A person’s religion can be the pillar of support an individual relies on during their lives. A religion can be a god or several, it can be a passion like music or art, it can be inspired by a place or a sight, a sound or a smell. A religion can also exist within the absence of a god. I believe that none of these are less or more than any other. Perhaps you think my definition too loose or vague, that a religion must have a god with a name and a pretty place to go so see him, her, it or them. Think what you like! I challenge and dare you to, for that is entirely the point. I decry only that which does not encourage questions, values only blind faith and relies on desperation for obedience. I respect those with fire and courage no matter what the belief or the name of their deity.
I was raised in a very religious home. Actually, I was raised in two- my mother and father shuttled me back and forth between their homes so I was alternately expected to identify as either Presbyterian or Reformed Baptist depending on my location. I also attended a private Christian school until the time when I ran away from home at 16. I have put in my time with organized religion. There were many battles when I was growing up between family members about religion and the issues associated with it. I left my father’s home and went to my mother’s for a very short period. A rule of my mother’s church caused me to be asked to leave her church (because of my rather cavalier approach to religious debating) and because I was in her household and not attending the church, was asked to leave her home. Church law stated that any person living under a member’s roof must attend the church. In my mother’s mind, there was no room to debate the issue.

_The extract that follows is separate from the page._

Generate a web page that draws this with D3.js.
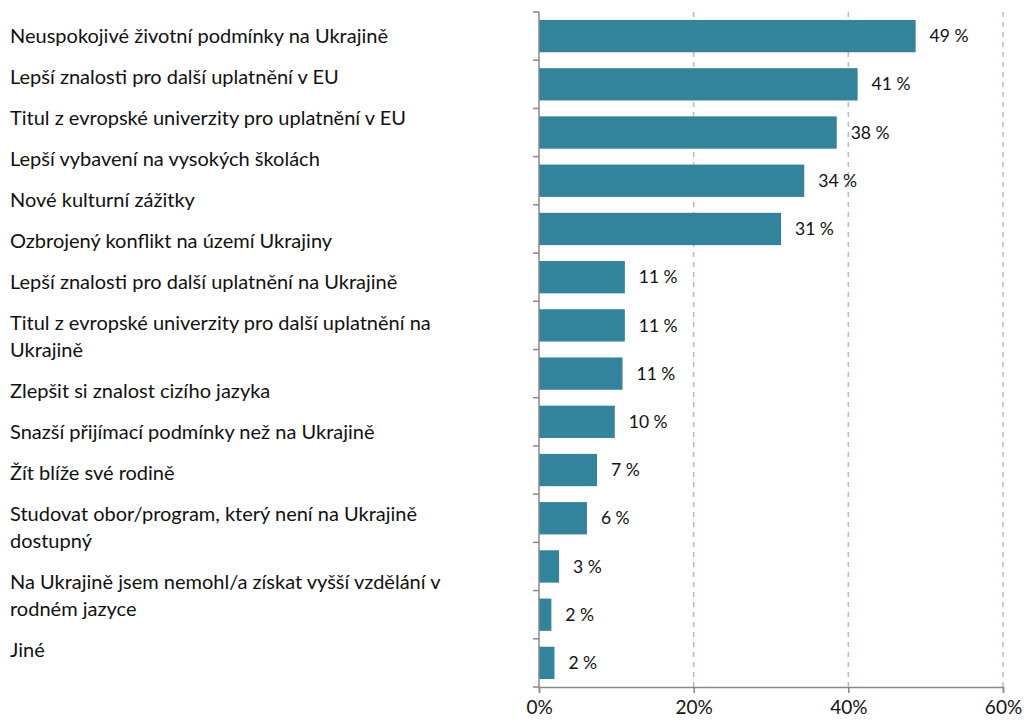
<!DOCTYPE html>
<html><head><meta charset="utf-8">
<script src="https://cdn.jsdelivr.net/npm/d3@7"></script>
<style>body{margin:0;background:#fff}svg{display:block}</style>
</head><body>
<script>
const categories = [
  "Neuspokojivé životní podmínky na Ukrajině",
  "Lepší znalosti pro další uplatnění v EU",
  "Titul z evropské univerzity pro uplatnění v EU",
  "Lepší vybavení na vysokých školách",
  "Nové kulturní zážitky",
  "Ozbrojený konflikt na území Ukrajiny",
  "Lepší znalosti pro další uplatnění na Ukrajině",
  "Titul z evropské univerzity pro další uplatnění na\nUkrajině",
  "Zlepšit si znalost cizího jazyka",
  "Snazší přijímací podmínky než na Ukrajině",
  "Žít blíže své rodině",
  "Studovat obor/program, který není na Ukrajině\ndostupný",
  "Na Ukrajině jsem nemohl/a získat vyšší vzdělání v\nrodném jazyce",
  "Jiné"
];
const values = [48.7, 41.2, 38.5, 34.3, 31.3, 11.1, 11.1, 10.8, 9.8, 7.5, 6.2, 2.6, 1.6, 2.0];
const valueLabels = ["49 %","41 %","38 %","34 %","31 %","11 %","11 %","11 %","10 %","7 %","6 %","3 %","2 %","2 %"];
const xTicks = [0, 20, 40, 60];

const W = 1024, H = 722;
const svg = d3.select("body").append("svg").attr("width", W).attr("height", H);
const font = "Lato, 'Open Sans', sans-serif";

const x = d3.scaleLinear().domain([0, 60]).range([539, 1003]);
const y = d3.scaleBand().domain(d3.range(categories.length)).range([12, 687]).paddingInner(0.33).paddingOuter(0.165);
const yEdge = d3.scaleLinear().domain([0, categories.length]).range([12, 687]);

// gridlines
svg.append("g").selectAll("line").data(xTicks.filter(d => d > 0)).join("line")
  .attr("x1", d => x(d)).attr("x2", d => x(d)).attr("y1", 12).attr("y2", 687)
  .attr("stroke", "#a9bde3").attr("stroke-width", 1.5).attr("stroke-dasharray", "5,5");

// bars
svg.append("g").selectAll("rect").data(values).join("rect")
  .attr("x", x(0)).attr("y", (d, i) => y(i))
  .attr("width", d => x(d) - x(0)).attr("height", y.bandwidth())
  .attr("fill", "#31849b");

// value labels
svg.append("g").selectAll("text").data(values).join("text")
  .attr("x", d => x(d) + 14).attr("y", (d, i) => y(i) + y.bandwidth() / 2)
  .attr("dy", "0.35em").attr("font-family", font).attr("font-size", 17.5).attr("fill", "#111")
  .text((d, i) => valueLabels[i]);

// y axis line and ticks
const ax = svg.append("g").attr("stroke", "#888").attr("stroke-width", 1.5);
ax.append("line").attr("x1", x(0)).attr("x2", x(0)).attr("y1", 12).attr("y2", 687);
ax.selectAll(".yt").data(d3.range(categories.length + 1)).join("line")
  .attr("x1", x(0) - 6).attr("x2", x(0)).attr("y1", d => yEdge(d)).attr("y2", d => yEdge(d));

// x axis
const xAxis = d3.axisBottom(x).tickValues(xTicks).tickFormat(d => d + "%").tickSize(6).tickPadding(8);
const gx = svg.append("g").attr("transform", "translate(0,687)").call(xAxis);
gx.select(".domain").attr("stroke", "#888").attr("stroke-width", 1.5);
gx.selectAll(".tick line").attr("stroke", "#888").attr("stroke-width", 1.5);
gx.selectAll(".tick text").attr("font-family", font).attr("font-size", 19).attr("fill", "#111");

// category labels (text flow)
const lineH = 27, gap = 14;
let cy = 36;
const lg = svg.append("g").attr("font-family", font).attr("font-size", 20).attr("fill", "#111");
categories.forEach(c => {
  const lines = c.split("\n");
  lines.forEach((ln, k) => {
    lg.append("text").attr("x", 10).attr("y", cy + k * lineH).attr("dy", "0.35em").text(ln);
  });
  cy += lines.length * lineH + gap;
});
</script>
</body></html>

I was angry for a very short while but I was ready to be on my own. I had seen enough of blind faith and unquestioning obedience. I needed to be where the questions burning in my mind could be asked and to be around people who could not only give me one answer but many. I became an anti-religious warrior, waiting for the Jehovah’s Witnesses like a wolf waiting for sheep, fire burning and ready to lash out at all who had the nerve to try to “save” me. In those days, I was as fearsome as any preacher who ever dared minister about the evils of the flesh and the tortures of hell. I was the anti-evangelist, preaching on the downfalls of religion, the stupidity of “sheep”, and the ridiculousness of blind faith.
These days I have mellowed and come to understand spirituality. I can touch the deepest parts of my soul, embracing the energy within myself and others; the energy which exists in every living creature. While I am still an atheist, I value the faith that others have within themselves. Just as I expect to be allowed to develop and embrace my own version of spirituality, I will defend anyone else the right to their own.  My spirituality has no god and no savior save for the fact that I have embraced it to save myself. It is the ultimate act of taking myself, this self that I have built from a person who was once too hurt to want to live, too raw and broken to exist within the real world. I have taken all of the hurt, guilt and pain and turned it into something I understand and can embrace. I have accepted  within myself, the parts of  that will never fit in with my family and I have turned away from the guilt which was instilled from the moment I could understand what I should feel guilty of. To me, it is power in a raw and animal form. I play because I touch my spirituality here, take it and make it my own.  My kink is simple. This is the place where I find my bliss, touch my version of god and create my own heaven.